La dernière discipline présentée était celle de la roue Cyr qui, encore une fois, s’offrait sous une nouvelle forme. D’abord visuellement elle était le symbole du capteur de rêve amérindien, et son utilisation dépassait également sa fonction première. Si les arts du cirque regroupent plusieurs disciplines comme le sport, la danse et le théâtre, on fait peu de cas des arts visuels. Matthew Richardson, ancien soliste dans le spectacle Varekai, a créé une peinture tout à fait fascinante pour clore son numéro. Il a d’abord étendu de la peinture blanche sur une toile noire posée au sol, avant de se lancer de la poudre bleue et rouge sur le corps et de faire tourner sa roue sur la toile. La roue Cyr, dans ses chemins circulaires, traçait non pas un spirographe mais un capteur de rêve. La toile a ensuite été hissée derrière l’artiste, dévoilant le tableau final, lui qui se trouvait dans la roue à ce moment. Une idée fort originale qu’il serait intéressant de tester avec d’autres matériaux ou sur une plus grande surface, telle que la piste de la TOHU.

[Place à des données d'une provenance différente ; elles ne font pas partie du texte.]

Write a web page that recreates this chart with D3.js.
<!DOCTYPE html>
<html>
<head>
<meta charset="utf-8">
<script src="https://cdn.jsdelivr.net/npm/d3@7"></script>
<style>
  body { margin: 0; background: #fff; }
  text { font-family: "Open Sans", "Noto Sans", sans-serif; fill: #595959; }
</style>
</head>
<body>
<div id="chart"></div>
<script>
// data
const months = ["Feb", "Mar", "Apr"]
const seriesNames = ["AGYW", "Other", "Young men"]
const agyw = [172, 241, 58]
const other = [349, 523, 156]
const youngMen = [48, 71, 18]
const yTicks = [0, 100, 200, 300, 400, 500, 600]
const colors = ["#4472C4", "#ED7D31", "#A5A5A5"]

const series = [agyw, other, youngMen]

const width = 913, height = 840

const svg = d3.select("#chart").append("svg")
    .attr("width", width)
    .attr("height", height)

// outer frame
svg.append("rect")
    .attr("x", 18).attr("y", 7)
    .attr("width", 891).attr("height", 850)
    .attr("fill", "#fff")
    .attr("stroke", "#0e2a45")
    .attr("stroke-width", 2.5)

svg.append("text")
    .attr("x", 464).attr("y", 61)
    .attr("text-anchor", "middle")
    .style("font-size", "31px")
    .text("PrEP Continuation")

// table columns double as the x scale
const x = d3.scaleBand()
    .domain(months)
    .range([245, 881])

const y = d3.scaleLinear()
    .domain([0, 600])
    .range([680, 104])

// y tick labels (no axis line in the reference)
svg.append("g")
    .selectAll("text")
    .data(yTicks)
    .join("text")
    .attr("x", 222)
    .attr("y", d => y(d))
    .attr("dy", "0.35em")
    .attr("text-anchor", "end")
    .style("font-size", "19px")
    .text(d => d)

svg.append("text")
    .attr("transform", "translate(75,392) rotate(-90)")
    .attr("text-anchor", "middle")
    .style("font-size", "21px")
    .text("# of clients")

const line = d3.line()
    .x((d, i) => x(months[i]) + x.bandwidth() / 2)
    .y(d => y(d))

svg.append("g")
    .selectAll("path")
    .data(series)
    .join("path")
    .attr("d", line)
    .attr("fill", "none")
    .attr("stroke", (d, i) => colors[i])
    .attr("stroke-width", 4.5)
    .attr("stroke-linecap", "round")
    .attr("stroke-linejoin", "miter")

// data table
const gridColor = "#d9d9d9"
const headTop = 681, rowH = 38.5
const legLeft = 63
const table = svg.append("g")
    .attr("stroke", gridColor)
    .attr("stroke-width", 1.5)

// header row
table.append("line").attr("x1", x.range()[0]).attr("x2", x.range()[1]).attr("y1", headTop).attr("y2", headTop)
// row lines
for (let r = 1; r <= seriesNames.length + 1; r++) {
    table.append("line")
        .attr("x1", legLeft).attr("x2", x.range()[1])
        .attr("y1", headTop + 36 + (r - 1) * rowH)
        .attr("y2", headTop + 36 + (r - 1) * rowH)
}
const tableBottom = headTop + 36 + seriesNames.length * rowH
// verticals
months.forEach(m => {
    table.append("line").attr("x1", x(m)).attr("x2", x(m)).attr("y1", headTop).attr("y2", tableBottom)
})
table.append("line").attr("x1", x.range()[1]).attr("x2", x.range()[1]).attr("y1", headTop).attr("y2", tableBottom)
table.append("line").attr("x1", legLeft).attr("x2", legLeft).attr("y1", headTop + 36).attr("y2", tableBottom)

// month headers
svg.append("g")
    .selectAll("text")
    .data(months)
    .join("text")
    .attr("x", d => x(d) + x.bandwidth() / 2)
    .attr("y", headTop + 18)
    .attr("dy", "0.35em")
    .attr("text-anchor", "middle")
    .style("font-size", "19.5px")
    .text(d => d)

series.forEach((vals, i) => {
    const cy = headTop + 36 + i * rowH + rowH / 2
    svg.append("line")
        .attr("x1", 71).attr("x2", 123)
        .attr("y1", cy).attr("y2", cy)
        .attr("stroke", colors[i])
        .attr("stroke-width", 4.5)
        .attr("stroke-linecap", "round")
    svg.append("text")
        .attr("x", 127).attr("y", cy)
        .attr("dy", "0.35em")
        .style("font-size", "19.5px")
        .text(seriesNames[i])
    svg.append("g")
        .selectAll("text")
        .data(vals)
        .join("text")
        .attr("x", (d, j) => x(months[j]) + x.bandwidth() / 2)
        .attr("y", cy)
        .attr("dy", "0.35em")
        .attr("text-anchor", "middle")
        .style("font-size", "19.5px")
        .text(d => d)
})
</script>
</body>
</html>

La finale a ramené tous les artistes sur scène, où Hugo Ouellet-Côté a exécuté quelques passages au-dessus de ceux-ci, attaché à ses sangles. Les Mongoles ont une fois de plus ébahi la foule avec un backend et un tir à l’arc par les pieds, dans une cible géante en forme de cœur! Quelques pas de danse et le spectacle était déjà terminé. La sélection des Coups de cœur était somme toute traditionnelle dans le style contemporain valorisé, mettant en lumière l’exécution des prouesses davantage que l’ingéniosité des acrobates. Force est d’admettre que les numéros présentés ne sont qu’une infime partie de la richesse du cirque québécois et mondial. Comme en témoignait la soirée de lancement, où le tiers de la foule n’avait jamais mis les pieds à la TOHU, les Coups de cœur sont souvent un premier contact avec cet univers magique. On peut se faire éblouir à la Cité des arts du cirque jusqu’au 3 mars. La représentation du 1er mars est suivie d’une rencontre avec le public.